I have lists coming out of my ears. On every electronic device we own. In long email strings with poor dada who can only smile and nod and try to keep up.
Lists and lists and more lists. Piles of craft supplies. Sketches for dada to take to his woodworking bench. Shopping lists swirling in my head as I go to sleep each night. Images of doll patterns and mermaid flipper costumes.
And then, and then, and then.
You have to stop. And think. And remember.
And I did this yesterday.
The message at our little country church yesterday was directed at me. Looking out into the small crowd, the tinsel strung tree twinkling in the sunshine pouring through the stain-glassed windows our pastor said, looking straight at me:
"It is NOT the season for To Do lists. Put aside the To Do lists. Put aside the agendas, the NEED to get it done thoughts. For it is, instead, to be a season of peace, contemplative peace."

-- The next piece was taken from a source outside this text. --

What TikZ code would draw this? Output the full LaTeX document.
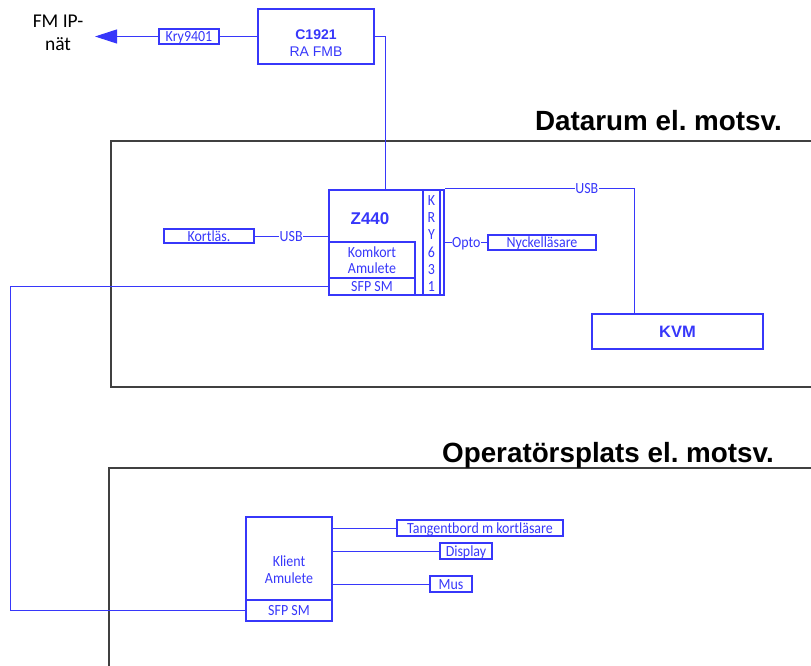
\documentclass[tikz,border=0pt]{standalone}
\usepackage{fontspec}
\setmainfont{Carlito}
\newfontfamily\headfont{Liberation Sans}
\newfontfamily\boxfont{Carlito}[FakeStretch=0.9]
\usetikzlibrary{arrows.meta}
\definecolor{linkblue}{RGB}{55,55,250}
\definecolor{roomgray}{RGB}{64,64,64}
\frenchspacing

\tikzset{
  unitbox/.style={draw=linkblue, line width=1.3pt, text=linkblue, inner sep=0pt},
  mainbox/.style={unitbox, line width=2.4pt},
  devbox/.style={draw=linkblue, line width=1.1pt, text=linkblue, inner sep=0pt,
    text height=12pt, text depth=2pt, font=\boxfont\fontsize{15.5}{17}\selectfont},
  lbl/.style={fill=white, text=linkblue, inner xsep=0.5pt, inner ysep=0pt,
    text height=12pt, text depth=2pt, font=\boxfont\fontsize{15.5}{17}\selectfont},
  link/.style={draw=linkblue, line width=1pt},
  room/.style={draw=roomgray, line width=2.6pt},
  roomtitle/.style={font=\headfont\bfseries\fontsize{27.8}{30}\selectfont, inner sep=0pt}
}

\begin{document}
\begin{tikzpicture}[x=1pt, y=-1pt]
        \useasboundingbox (0,0) rectangle (811,666);
        % Rooms
        \draw[room] (812,141) -- (111,141) -- (111,387) -- (812,387);
        \draw[room] (812,468) -- (109,468) -- (109,667);
        \node[roomtitle, anchor=base east] (datarum) at (782,131) {Datarum el. motsv.};
        \node[roomtitle, anchor=base east] (opplats) at (774,462) {Operatörsplats el. motsv.};
        % FM network and C1921
        \node[align=center, font=\fontsize{19.5}{23}\selectfont] (fmnet) at (58,33) {FM IP-\\nät};
        \coordinate (fmtip) at (95,36.5);
        \node[devbox, minimum width=60, minimum height=15] (kry9401) at (189,36.5) {Kry9401};
        \node[unitbox, minimum width=116, minimum height=55] (c1921) at (316,36.5) {};
        \node[text=linkblue, align=center, font=\headfont\fontsize{14}{17.5}\selectfont] (c1921txt) at (316,43) {\textbf{C1921}\\RA FMB};
        \draw[link] (c1921) -- (kry9401);
        \draw[link, -{Triangle[length=22pt, width=14pt]}] (kry9401) -- (fmtip);
        % Z440 workstation
        \node[mainbox, minimum width=115, minimum height=105] (z440) at (386.5,242.5) {};
        \node[font=\headfont\bfseries\fontsize{17}{20}\selectfont, text=linkblue] (z440txt) at (370,219) {Z440};
        \node[unitbox, line width=1.1pt, minimum width=17, minimum height=105] (kry631) at (431.5,242.5) {};
        \node[text=linkblue, align=center, inner sep=0pt,
          font=\boxfont\fontsize{15.5}{17.2}\selectfont] (kry631txt) at (431.5,243.5) {K\\R\\Y\\6\\3\\1};
        \node[unitbox, line width=1.1pt, minimum width=86, minimum height=36, align=center,
          font=\boxfont\fontsize{15.5}{16.5}\selectfont] (komkort) at (372,260) {Komkort\\Amulete};
        \node[devbox, minimum width=86, minimum height=17] (sfp) at (372,286.5) {SFP SM};
        \node[devbox, minimum width=90, minimum height=14] (kortlas) at (209,236) {Kortläs.};
        \node[devbox, minimum width=108, minimum height=15] (nyckel) at (542,242.5) {Nyckelläsare};
        \node[unitbox, minimum width=171, minimum height=35,
          font=\headfont\bfseries\fontsize{16.5}{19}\selectfont] (kvm) at (677.5,331.5) {KVM};
        \draw[link] (c1921.east) -| (385,0 |- z440.north);
        \draw[link] (kortlas) -- node[lbl] {USB} (z440.west |- kortlas);
        \draw[link] (z440.east) -- node[lbl] {Opto} (nyckel);
        \draw[link] (z440.north east) -| node[lbl, pos=0.375] {USB} (634,0 |- kvm.north);
        % Operator client
        \node[mainbox, minimum width=86, minimum height=104] (klient) at (289,569) {};
        \node[text=linkblue, align=center, font=\boxfont\fontsize{15.5}{17}\selectfont] (klienttxt) at (289,570) {Klient\\Amulete};
        \node[devbox, minimum width=86, minimum height=21] (klsfp) at (289,610.5) {SFP SM};
        \node[devbox, minimum width=166, minimum height=16] (tangent) at (480,528) {Tangentbord m kortläsare};
        \node[devbox, minimum width=52, minimum height=16] (display) at (466,551) {Display};
        \node[devbox, minimum width=42, minimum height=16] (mus) at (451,584) {Mus};
        \draw[link] (klient.east |- tangent) -- (tangent);
        \draw[link] (klient.east |- display) -- (display);
        \draw[link] (klient.east |- mus) -- (mus);
        % Fibre between the rooms
        \draw[link] (sfp.west) -- (sfp.west -| 10,0) |- (klsfp.west);
    \end{tikzpicture}
\end{document}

And then, then she went on to talk about the revolutionary that Mary was, an unwed teenage mother, crying out to her God, in the Magnificat, despite what society said of her, she called out, dancing for joy at the miracle of her life, the life in her. Feeling blessed.
And I couldn't help but think how brave she was, and then, it occurs to me as I type...
Wouldn't it be revolutionary if we all did this in our approach to motherhood? In the nitty gritty of our daily lives? Danced for joy at new life? Danced to celebrate the 2am feedings. Danced to celebrate the getting woken up at 6am with "MOOOOM I WET THE BED. AGAIN" The cold cups of coffee found lying around the house. The pine needles everywhere. The smudged windows. The rejected Pinterest crafts. And yes, the dear moments too. The happily playing ninja children. The boy who gets you tea. The smiling hugs and jumps when dada gets home each night. Dinner cooking on the stove, steaming up the windows, as the lights flicker on the tree, happy noises everywhere.
All of it.
Cry out to the world.
We are mamas.
And THIS?? All of this CHAOS?? (As I type I stop to yell at two year old for ripping ornaments off the tree and throwing them on the ground. "IF YOU DO THAT AGAIN I WILL TAKE THE TREE DOWN!" Ah, what were we talking about again?? PEACE??? Ah, yes.)
But. Yes. All of it. SHOUT IT OUT.
THIS IS GOOD, SO DAMN GOOD!
Not that it is all "good good" but that it is GOOD. That I can be at peace, with it all.
And if we were to do this, to shout it out to the world, to dance to celebrate it, let our cries be lifted to the heavens and then fill our hearts, with peace. How revolutionary would that be???
So I hit publish on this and then I realize this post isn't done yet. Mainly because I walk away from the computer to face the grey day and the Christmas wound-up children and I spend an hour trying to find the "perfect" pictures of the kids for Christmas cards and the cats come tearing up the stairs covered in red and I am like "ACK. BLOOD??!!" and no, its red oil pastel, why? Because baby toddler dear decided it would be a good idea to color on them. Red. Oil pastel. Which requires an actual cat bath adventure, with soap, and I don't have that in me. So my red cats and I turn on a video for the kids, curl up on the couch, and ponder...
"What would the above scenario look like??" I mean, the whole "shouting it out from the rooftop" bit?? You know?
Honestly, I think it looks like, getting up on a grey snowy morning, throwing back the cozy covers, putting in another load of laundry, hugging a little body that slips and falls, putting socks on cold toes (over and over again), making grilled cheese, cleaning up more pine needles, doing the dishes, getting dinner started.
This. This is what it looks like.
It also looks like, emailing an old friend, just to say hi, letting dada have the middle cinnamon roll, even though that is the best one, texting love to a friend in need, crying at another friends losses, and crying at their joys, staying connected to other mamas, even when you are the drained one.
This. This is what it looks like.
And we are doing it, you know? Even on the hard days. The survival days. We do it. Over and over again.
And that, is something to dance about. You know? We are blessed.
And I am not sure if this makes sense, as I write it out and put it out there, but there is something in me that needs to affirm what I am doing in this moment in life - the gnome crafting, the mac and cheese, the homeschool lessons, the so on and so forth of motherhood - something in me that needs to embrace it, embrace it and be at peace.
And, I write it here, no matter how garbled it comes out, because I figure maybe one of you out there feels the same way. So, there it is.
|Saint Nicholas boots!|
|dancing to Christmas music. HA HA.|
I think I should use this one in our family Christmas cards. HA. The others weren't much better!